■ Given request
Copy out each line exactly; pictures stay out of the copy.

■ Raw data
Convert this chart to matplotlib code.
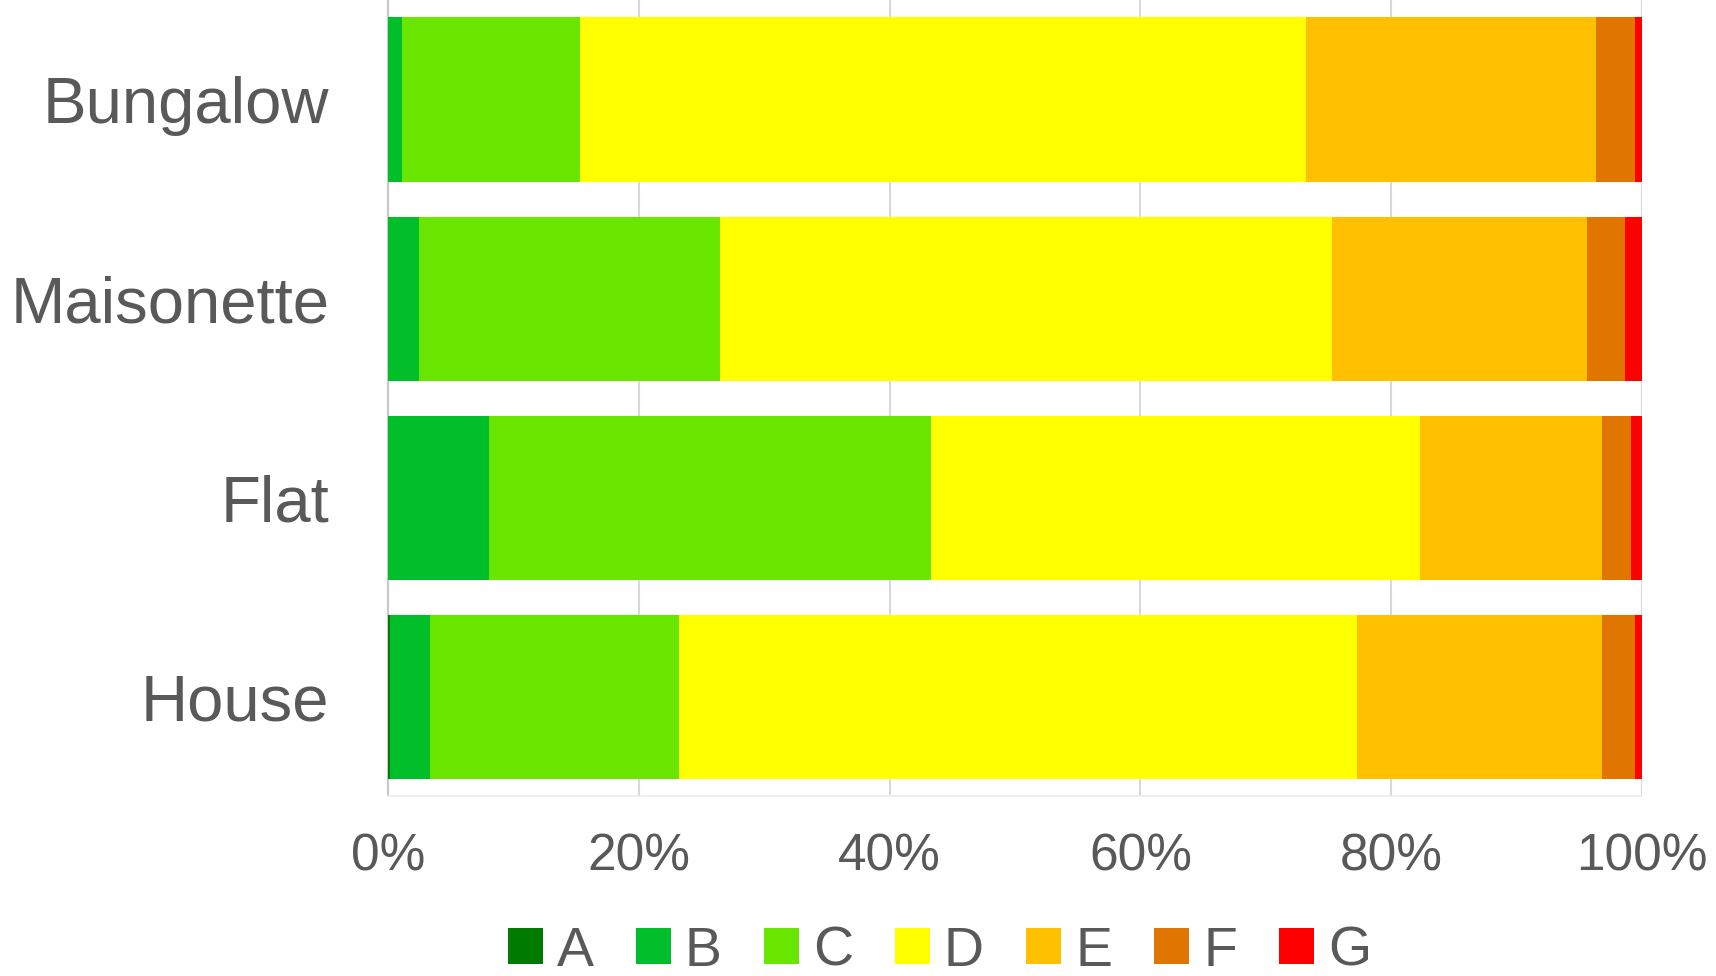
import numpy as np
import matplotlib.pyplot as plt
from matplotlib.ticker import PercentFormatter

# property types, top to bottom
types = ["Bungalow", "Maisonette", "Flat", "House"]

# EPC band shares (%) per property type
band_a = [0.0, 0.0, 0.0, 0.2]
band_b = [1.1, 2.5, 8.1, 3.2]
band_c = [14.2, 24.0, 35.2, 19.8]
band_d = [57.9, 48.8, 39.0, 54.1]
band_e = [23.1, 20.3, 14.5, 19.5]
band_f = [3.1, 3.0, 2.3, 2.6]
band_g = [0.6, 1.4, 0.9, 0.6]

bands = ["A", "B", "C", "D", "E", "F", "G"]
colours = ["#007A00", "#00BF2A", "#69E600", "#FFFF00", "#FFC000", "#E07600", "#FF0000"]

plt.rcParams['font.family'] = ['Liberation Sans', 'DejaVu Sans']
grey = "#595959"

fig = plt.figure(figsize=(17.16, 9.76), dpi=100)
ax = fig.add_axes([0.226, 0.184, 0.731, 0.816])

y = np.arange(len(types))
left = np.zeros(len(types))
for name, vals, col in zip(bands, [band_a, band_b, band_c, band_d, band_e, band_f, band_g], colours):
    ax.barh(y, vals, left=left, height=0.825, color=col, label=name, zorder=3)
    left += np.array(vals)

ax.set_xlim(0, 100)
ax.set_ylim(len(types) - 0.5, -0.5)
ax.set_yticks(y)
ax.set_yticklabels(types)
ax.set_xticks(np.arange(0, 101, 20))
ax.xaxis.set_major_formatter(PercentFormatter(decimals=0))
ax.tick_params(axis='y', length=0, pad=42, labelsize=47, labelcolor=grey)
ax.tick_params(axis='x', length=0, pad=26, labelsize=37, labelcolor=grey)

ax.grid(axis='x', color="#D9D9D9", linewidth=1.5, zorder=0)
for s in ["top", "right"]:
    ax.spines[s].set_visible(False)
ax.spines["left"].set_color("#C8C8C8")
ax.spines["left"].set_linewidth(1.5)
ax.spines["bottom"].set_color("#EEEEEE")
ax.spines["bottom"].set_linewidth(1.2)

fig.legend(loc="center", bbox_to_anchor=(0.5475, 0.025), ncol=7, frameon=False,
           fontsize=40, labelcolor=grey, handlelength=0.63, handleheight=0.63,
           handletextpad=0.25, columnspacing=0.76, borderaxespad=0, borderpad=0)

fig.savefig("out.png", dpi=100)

■ Reply
Convert this chart to matplotlib code.
import numpy as np
import matplotlib.pyplot as plt
from matplotlib.ticker import PercentFormatter

# property types, top to bottom
types = ["Bungalow", "Maisonette", "Flat", "House"]

# EPC band shares (%) per property type
band_a = [0.0, 0.0, 0.0, 0.2]
band_b = [1.1, 2.5, 8.1, 3.2]
band_c = [14.2, 24.0, 35.2, 19.8]
band_d = [57.9, 48.8, 39.0, 54.1]
band_e = [23.1, 20.3, 14.5, 19.5]
band_f = [3.1, 3.0, 2.3, 2.6]
band_g = [0.6, 1.4, 0.9, 0.6]

bands = ["A", "B", "C", "D", "E", "F", "G"]
colours = ["#007A00", "#00BF2A", "#69E600", "#FFFF00", "#FFC000", "#E07600", "#FF0000"]

plt.rcParams['font.family'] = ['Liberation Sans', 'DejaVu Sans']
grey = "#595959"

fig = plt.figure(figsize=(17.16, 9.76), dpi=100)
ax = fig.add_axes([0.226, 0.184, 0.731, 0.816])

y = np.arange(len(types))
left = np.zeros(len(types))
for name, vals, col in zip(bands, [band_a, band_b, band_c, band_d, band_e, band_f, band_g], colours):
    ax.barh(y, vals, left=left, height=0.825, color=col, label=name, zorder=3)
    left += np.array(vals)

ax.set_xlim(0, 100)
ax.set_ylim(len(types) - 0.5, -0.5)
ax.set_yticks(y)
ax.set_yticklabels(types)
ax.set_xticks(np.arange(0, 101, 20))
ax.xaxis.set_major_formatter(PercentFormatter(decimals=0))
ax.tick_params(axis='y', length=0, pad=42, labelsize=47, labelcolor=grey)
ax.tick_params(axis='x', length=0, pad=26, labelsize=37, labelcolor=grey)

ax.grid(axis='x', color="#D9D9D9", linewidth=1.5, zorder=0)
for s in ["top", "right"]:
    ax.spines[s].set_visible(False)
ax.spines["left"].set_color("#C8C8C8")
ax.spines["left"].set_linewidth(1.5)
ax.spines["bottom"].set_color("#EEEEEE")
ax.spines["bottom"].set_linewidth(1.2)

fig.legend(loc="center", bbox_to_anchor=(0.5475, 0.025), ncol=7, frameon=False,
           fontsize=40, labelcolor=grey, handlelength=0.63, handleheight=0.63,
           handletextpad=0.25, columnspacing=0.76, borderaxespad=0, borderpad=0)

fig.savefig("out.png", dpi=100)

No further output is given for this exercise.